▶ **Directions for this task**: From the listing below, extract every line containing "script".
##### Provided material #####
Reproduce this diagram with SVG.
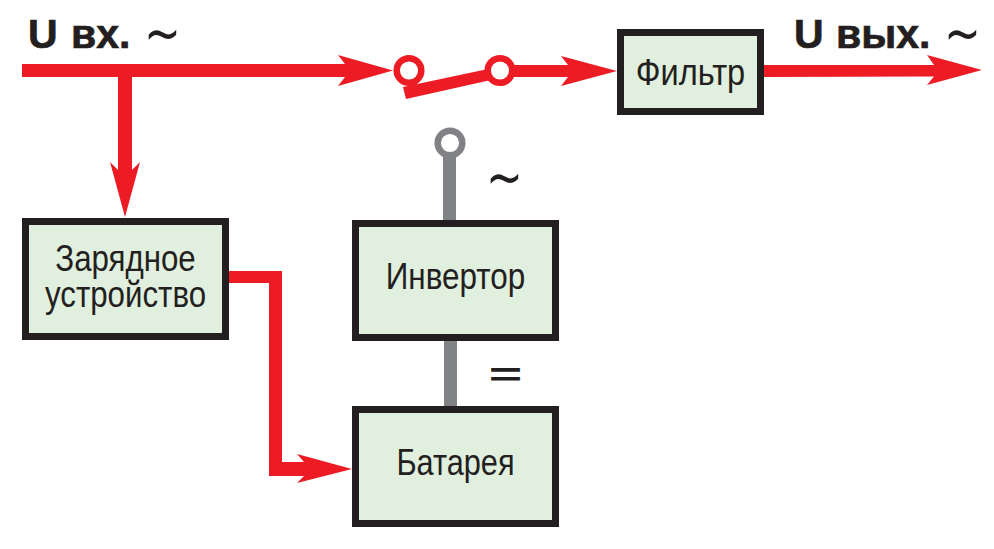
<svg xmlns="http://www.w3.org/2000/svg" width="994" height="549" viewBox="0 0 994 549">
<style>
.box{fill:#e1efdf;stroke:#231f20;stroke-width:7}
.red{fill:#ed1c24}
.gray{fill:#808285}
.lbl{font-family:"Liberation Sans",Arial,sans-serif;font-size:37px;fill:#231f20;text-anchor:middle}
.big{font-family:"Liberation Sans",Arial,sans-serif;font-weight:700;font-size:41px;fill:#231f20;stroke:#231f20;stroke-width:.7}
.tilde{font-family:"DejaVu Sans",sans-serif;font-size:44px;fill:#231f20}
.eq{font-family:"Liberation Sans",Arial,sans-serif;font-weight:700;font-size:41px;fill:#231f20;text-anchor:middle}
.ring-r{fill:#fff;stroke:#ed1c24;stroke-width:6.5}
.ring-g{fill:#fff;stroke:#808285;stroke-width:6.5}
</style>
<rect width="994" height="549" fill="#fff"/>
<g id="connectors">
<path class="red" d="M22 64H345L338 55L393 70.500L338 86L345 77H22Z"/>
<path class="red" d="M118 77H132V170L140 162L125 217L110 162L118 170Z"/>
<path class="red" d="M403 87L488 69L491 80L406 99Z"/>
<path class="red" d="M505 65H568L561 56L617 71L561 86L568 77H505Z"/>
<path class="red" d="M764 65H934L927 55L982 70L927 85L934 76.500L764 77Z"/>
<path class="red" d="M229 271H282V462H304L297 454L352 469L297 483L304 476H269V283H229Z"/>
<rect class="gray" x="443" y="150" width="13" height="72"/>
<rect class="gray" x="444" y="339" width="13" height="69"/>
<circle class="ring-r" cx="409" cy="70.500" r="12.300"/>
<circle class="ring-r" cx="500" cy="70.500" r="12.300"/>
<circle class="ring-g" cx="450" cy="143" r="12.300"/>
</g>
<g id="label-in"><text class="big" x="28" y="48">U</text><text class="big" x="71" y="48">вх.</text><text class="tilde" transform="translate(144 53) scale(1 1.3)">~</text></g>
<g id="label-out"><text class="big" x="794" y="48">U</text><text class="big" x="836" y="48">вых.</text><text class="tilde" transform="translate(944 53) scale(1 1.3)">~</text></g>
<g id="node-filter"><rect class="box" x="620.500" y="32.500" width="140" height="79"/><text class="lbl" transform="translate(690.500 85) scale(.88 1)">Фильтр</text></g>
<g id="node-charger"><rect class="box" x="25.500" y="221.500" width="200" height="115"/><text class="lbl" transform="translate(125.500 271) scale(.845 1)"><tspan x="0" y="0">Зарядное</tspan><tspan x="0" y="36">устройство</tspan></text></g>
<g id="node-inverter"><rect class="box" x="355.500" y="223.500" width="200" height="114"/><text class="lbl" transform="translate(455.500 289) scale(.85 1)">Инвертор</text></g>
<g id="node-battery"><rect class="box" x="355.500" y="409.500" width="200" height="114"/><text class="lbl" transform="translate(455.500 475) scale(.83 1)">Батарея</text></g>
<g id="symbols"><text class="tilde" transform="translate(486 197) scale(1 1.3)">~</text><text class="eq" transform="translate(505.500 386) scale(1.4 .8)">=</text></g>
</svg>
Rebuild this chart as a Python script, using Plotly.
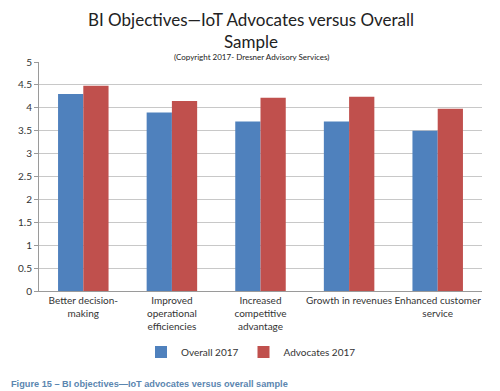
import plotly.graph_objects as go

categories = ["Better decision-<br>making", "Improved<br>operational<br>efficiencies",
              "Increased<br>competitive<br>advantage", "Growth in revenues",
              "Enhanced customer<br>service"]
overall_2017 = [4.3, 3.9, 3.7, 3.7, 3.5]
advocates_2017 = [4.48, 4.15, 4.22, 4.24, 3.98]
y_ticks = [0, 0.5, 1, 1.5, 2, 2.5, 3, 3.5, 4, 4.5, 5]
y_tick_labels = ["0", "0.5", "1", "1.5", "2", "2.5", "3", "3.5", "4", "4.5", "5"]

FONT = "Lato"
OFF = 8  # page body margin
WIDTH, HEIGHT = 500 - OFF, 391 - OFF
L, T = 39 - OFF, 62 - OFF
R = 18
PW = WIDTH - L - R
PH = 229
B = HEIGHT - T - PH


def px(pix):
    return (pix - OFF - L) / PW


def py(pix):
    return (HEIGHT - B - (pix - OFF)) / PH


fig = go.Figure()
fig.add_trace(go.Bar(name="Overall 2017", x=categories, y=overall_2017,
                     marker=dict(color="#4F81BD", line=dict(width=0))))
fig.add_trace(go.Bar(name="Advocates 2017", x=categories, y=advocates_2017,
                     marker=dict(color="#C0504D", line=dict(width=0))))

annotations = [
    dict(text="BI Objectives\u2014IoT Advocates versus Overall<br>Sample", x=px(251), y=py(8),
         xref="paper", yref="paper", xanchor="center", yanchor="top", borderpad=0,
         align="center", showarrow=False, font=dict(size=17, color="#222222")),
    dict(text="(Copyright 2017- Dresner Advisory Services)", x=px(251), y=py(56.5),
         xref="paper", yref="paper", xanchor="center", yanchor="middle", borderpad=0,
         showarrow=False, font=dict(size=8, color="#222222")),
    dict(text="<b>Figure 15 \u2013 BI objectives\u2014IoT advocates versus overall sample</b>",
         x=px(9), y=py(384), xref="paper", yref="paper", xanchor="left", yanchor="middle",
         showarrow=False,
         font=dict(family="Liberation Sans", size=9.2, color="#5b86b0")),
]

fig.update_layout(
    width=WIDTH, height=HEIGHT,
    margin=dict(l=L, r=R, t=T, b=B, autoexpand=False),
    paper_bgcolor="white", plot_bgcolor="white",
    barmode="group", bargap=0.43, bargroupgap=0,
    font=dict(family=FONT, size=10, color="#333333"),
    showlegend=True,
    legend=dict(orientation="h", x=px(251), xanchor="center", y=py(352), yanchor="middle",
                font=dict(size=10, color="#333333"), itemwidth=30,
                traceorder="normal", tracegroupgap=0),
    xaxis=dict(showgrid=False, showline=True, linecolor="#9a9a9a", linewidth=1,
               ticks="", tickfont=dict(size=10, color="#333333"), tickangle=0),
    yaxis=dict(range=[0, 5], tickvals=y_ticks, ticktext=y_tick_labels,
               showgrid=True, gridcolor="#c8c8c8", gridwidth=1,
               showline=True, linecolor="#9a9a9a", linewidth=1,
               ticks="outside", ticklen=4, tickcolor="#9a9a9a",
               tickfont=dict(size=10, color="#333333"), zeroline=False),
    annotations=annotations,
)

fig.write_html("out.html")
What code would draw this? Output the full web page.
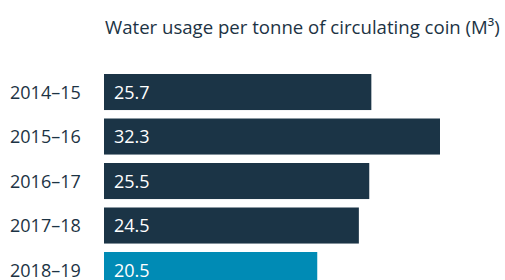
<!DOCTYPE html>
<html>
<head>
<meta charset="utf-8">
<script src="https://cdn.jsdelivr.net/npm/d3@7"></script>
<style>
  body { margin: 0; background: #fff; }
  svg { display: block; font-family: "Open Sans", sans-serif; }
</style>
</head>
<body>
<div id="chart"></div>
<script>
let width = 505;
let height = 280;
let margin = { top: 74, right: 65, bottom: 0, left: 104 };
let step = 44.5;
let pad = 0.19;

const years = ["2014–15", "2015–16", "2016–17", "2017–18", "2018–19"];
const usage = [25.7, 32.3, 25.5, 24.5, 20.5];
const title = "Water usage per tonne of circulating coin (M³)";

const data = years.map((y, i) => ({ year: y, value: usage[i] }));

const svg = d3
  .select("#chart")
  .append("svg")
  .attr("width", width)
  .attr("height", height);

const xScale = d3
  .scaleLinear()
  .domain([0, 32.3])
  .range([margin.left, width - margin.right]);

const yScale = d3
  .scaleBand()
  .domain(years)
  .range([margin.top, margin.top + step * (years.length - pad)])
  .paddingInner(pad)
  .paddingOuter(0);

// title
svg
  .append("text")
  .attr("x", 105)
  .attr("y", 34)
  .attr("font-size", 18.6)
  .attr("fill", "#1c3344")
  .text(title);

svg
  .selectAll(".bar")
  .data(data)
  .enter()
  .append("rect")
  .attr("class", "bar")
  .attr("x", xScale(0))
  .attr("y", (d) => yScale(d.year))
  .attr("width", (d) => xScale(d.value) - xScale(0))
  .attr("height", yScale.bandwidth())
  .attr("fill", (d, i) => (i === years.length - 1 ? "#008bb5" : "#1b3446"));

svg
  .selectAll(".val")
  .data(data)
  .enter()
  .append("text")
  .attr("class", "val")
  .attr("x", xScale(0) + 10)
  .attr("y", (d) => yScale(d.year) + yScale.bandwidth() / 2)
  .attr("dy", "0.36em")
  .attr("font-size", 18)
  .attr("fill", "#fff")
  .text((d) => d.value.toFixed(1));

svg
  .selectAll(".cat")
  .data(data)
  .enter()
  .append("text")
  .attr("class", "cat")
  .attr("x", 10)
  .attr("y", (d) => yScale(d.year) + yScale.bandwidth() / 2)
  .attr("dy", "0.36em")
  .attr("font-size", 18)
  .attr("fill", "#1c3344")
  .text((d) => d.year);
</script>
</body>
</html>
#####
▶ **Solved problem**:
Rebuild this chart as a Python script, using Plotly.
<script src="https://cdn.jsdelivr.net/npm/d3@7"></script>
<script>
</script>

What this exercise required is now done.